Analysis: European ruling should see future libel awards being greatly reduced
The decision of the European Court of Human Rights (ECHR) to uphold a complaint over the manner in which a public relations consultant was awarded €1.25m in libel damages is highly significant.
It should, in theory, have a major impact in depressing the size of future libel awards.
Public relations consultant Monica Leech was initially awarded over €1.8m by a jury in the High Court over articles published by the Evening Herald newspaper in 2004.
The size of the award was shocking.
It was made at a time when the law did not allow judges to give guidance to juries on the size of awards.
Independent News & Media, publishers of the Evening Herald, as the Herald newspaper was then known, appealed to the Supreme Court.
In 2014, it set aside the High Court award and substituted a sum of €1.25m in its place.

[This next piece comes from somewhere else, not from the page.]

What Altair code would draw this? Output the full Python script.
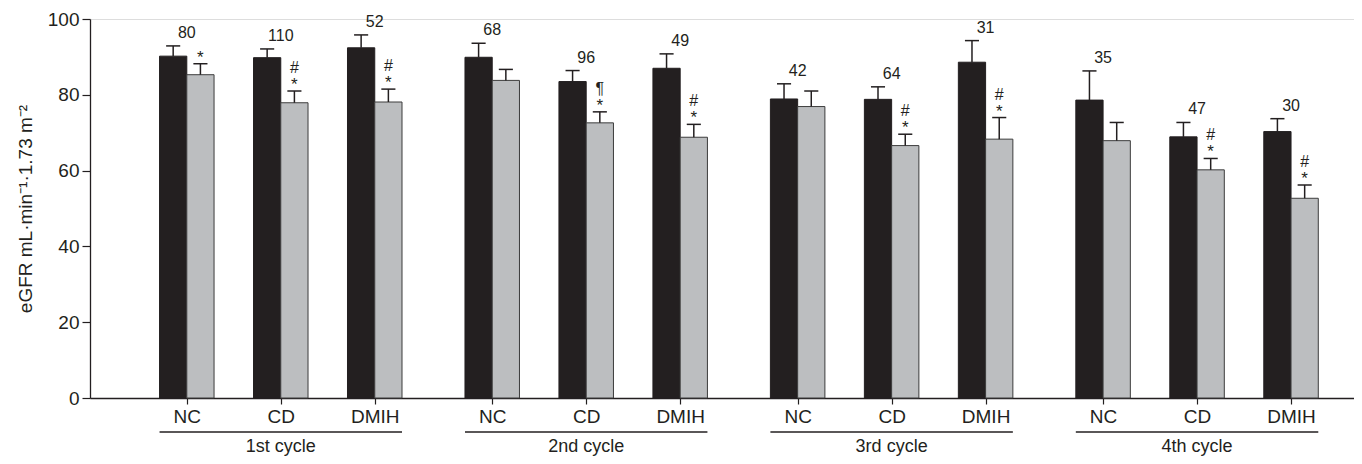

The ECHR was somewhat critical of the manner in which this was done, effectively saying the safeguards against disproportionately high libel awards that were in place under our system of appeal were not good enough.
It said there was not much of an explanation as to how the new figure had been arrived at.

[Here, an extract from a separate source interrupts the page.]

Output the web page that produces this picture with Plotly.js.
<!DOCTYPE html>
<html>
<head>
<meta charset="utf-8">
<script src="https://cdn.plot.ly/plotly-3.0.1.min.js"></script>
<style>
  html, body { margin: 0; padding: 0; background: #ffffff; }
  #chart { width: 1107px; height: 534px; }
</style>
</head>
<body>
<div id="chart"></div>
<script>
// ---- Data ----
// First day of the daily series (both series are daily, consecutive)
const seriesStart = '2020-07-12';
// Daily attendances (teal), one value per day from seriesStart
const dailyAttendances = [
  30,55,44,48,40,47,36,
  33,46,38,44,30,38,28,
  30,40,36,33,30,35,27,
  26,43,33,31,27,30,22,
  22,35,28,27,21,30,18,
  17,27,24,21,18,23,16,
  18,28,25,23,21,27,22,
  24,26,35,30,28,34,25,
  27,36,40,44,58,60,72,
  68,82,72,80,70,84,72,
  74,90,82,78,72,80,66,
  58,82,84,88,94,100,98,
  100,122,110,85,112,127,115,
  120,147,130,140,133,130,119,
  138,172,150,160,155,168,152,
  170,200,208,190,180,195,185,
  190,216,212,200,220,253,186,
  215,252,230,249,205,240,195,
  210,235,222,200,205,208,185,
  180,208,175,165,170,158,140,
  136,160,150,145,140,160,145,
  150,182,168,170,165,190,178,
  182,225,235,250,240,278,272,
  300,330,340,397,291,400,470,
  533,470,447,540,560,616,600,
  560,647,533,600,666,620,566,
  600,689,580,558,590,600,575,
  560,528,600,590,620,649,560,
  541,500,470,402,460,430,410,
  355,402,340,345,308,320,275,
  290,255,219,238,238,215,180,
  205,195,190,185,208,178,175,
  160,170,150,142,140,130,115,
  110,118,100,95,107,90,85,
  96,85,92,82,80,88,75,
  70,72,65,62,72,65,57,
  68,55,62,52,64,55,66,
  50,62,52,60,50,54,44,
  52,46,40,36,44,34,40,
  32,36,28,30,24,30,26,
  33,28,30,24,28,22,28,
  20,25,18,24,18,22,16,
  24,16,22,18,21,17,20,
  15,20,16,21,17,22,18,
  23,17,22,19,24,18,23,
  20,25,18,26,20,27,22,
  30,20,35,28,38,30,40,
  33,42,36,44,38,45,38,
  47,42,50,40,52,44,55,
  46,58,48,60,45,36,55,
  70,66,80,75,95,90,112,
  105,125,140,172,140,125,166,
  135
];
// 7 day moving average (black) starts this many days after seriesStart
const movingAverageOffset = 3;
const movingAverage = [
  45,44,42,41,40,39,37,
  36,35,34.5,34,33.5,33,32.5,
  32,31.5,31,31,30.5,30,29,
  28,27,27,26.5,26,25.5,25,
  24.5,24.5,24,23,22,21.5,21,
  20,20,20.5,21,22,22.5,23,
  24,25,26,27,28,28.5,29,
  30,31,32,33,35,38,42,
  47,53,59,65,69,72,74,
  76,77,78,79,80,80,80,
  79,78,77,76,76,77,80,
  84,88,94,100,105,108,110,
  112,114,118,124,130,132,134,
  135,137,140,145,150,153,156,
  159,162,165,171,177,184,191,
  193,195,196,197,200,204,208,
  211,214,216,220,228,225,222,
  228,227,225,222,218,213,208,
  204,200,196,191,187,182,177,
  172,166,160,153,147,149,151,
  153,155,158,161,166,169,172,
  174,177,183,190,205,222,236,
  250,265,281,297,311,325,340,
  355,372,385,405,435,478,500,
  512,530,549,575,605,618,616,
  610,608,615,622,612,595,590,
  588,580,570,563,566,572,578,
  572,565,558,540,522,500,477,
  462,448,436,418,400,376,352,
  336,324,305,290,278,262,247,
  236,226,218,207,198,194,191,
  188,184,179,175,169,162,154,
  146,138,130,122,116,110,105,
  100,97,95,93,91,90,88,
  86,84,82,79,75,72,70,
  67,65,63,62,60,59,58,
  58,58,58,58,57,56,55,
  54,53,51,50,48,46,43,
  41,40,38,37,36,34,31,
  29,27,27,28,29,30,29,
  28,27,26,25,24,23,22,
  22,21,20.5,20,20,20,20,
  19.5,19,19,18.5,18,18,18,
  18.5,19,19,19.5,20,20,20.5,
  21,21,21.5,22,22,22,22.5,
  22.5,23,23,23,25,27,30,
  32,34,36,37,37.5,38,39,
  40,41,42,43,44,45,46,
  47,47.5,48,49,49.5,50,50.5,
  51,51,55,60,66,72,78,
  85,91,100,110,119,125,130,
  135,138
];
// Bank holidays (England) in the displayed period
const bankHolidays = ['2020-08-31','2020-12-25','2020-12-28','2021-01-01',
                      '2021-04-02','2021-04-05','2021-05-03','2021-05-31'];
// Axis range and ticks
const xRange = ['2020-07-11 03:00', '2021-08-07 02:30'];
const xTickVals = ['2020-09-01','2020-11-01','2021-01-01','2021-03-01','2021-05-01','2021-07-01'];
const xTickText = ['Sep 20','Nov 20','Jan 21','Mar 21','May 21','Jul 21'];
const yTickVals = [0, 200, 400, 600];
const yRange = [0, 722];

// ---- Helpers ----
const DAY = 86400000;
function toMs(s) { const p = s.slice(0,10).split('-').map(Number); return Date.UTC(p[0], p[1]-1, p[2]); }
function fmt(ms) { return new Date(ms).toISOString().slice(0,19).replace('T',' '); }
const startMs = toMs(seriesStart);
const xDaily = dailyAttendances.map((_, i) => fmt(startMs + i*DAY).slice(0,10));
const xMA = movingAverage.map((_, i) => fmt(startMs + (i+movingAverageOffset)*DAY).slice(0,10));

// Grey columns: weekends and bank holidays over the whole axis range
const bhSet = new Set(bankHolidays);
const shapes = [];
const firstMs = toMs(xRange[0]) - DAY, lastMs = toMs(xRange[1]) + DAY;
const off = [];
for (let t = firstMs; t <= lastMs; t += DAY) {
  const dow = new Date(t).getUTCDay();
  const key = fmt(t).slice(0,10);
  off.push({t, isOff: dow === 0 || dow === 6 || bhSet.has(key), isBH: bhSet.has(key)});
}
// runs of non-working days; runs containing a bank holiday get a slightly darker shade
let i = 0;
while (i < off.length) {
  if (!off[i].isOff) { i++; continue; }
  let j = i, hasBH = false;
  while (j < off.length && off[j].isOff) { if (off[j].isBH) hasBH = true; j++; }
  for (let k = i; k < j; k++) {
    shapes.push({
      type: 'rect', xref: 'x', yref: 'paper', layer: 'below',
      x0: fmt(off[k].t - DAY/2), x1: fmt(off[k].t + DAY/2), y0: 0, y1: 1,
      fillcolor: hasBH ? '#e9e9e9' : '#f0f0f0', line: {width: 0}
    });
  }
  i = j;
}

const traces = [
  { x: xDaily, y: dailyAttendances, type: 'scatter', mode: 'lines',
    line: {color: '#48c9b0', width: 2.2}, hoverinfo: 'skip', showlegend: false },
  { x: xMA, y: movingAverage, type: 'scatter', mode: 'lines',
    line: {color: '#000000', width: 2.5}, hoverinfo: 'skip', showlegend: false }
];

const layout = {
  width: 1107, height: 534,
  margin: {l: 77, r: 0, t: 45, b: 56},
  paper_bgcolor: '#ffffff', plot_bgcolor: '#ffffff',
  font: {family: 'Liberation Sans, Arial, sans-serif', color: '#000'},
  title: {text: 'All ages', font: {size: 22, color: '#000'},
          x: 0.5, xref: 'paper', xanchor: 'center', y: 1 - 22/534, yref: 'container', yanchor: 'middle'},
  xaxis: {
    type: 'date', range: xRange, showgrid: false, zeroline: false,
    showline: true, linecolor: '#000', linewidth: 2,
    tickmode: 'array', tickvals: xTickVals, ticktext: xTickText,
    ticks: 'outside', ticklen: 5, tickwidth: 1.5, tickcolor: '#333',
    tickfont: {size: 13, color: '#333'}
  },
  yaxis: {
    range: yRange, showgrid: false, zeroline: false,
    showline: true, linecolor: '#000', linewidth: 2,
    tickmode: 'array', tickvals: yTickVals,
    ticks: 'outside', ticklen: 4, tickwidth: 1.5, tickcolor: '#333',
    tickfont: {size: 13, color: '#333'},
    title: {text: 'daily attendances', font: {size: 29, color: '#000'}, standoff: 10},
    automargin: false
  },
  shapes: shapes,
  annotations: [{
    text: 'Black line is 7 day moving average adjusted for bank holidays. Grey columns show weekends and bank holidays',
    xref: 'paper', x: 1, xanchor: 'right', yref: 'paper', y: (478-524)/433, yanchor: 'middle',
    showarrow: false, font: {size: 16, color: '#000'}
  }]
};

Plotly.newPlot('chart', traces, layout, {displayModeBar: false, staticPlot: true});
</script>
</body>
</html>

The fact judges were restricted from giving guidance to juries at the time of the initial award was also not discussed in much detail by the Supreme Court.
This led the ECHR to conclude that safeguards to avoid unreasonably high damages awards were not effective in this case.
All of this led the ECHR to conclude that there had been a violation of Article 10 of the European Convention on Human Rights, which provides a right to freedom of expression and information.
Such awards have a chilling effect on freedom of expression, it said, and therefore there must be adequate safeguards.
The law was changed subsequent to the High Court award and judges now have the ability to give guidance on the size of awards.
However, in practice this is not happening to any great extent.
Before judges can advise a jury on the assessment of damages they take submissions from the parties involved.
However, there has been a fear in media organisations of talking about figures at all in court.
This is because the Leech Supreme Court ruling set the bar so high.
Now the ECHR ruling effectively removes Leech as a high benchmark for serious defamation awards.
It is also a warning shot across the bows of the Irish courts that juries must be properly instructed regarding the appropriate size of libel costs, and should usher in a period where the 2009 Defamation Act is utilised properly.
The ruling also provides food for thought for the Department of Justice, which is currently reviewing the operation of the Act.
Media groups argue that the current defamation regime in Ireland is among the most oppressive in Europe.
One only has to look at the UK to see how out of kilter awards here are.
The UK has an effectively a cap of Stg£275,000 (€313,000) and in reality awards rarely exceed Stg£100,000 (€113,000).
NewsBrands, the representative body for national newspapers, both print and online, has warned the level of awards in defamation cases presents a huge challenge to freedom of expression and could also threaten the very existence of media organisations.
Uncertainty surrounding awards prevents a publisher from ascertaining the extent of potential liability.
Given the costs involved, many newspapers simply won’t take the risk of publishing an article, no matter how certain they are of their facts.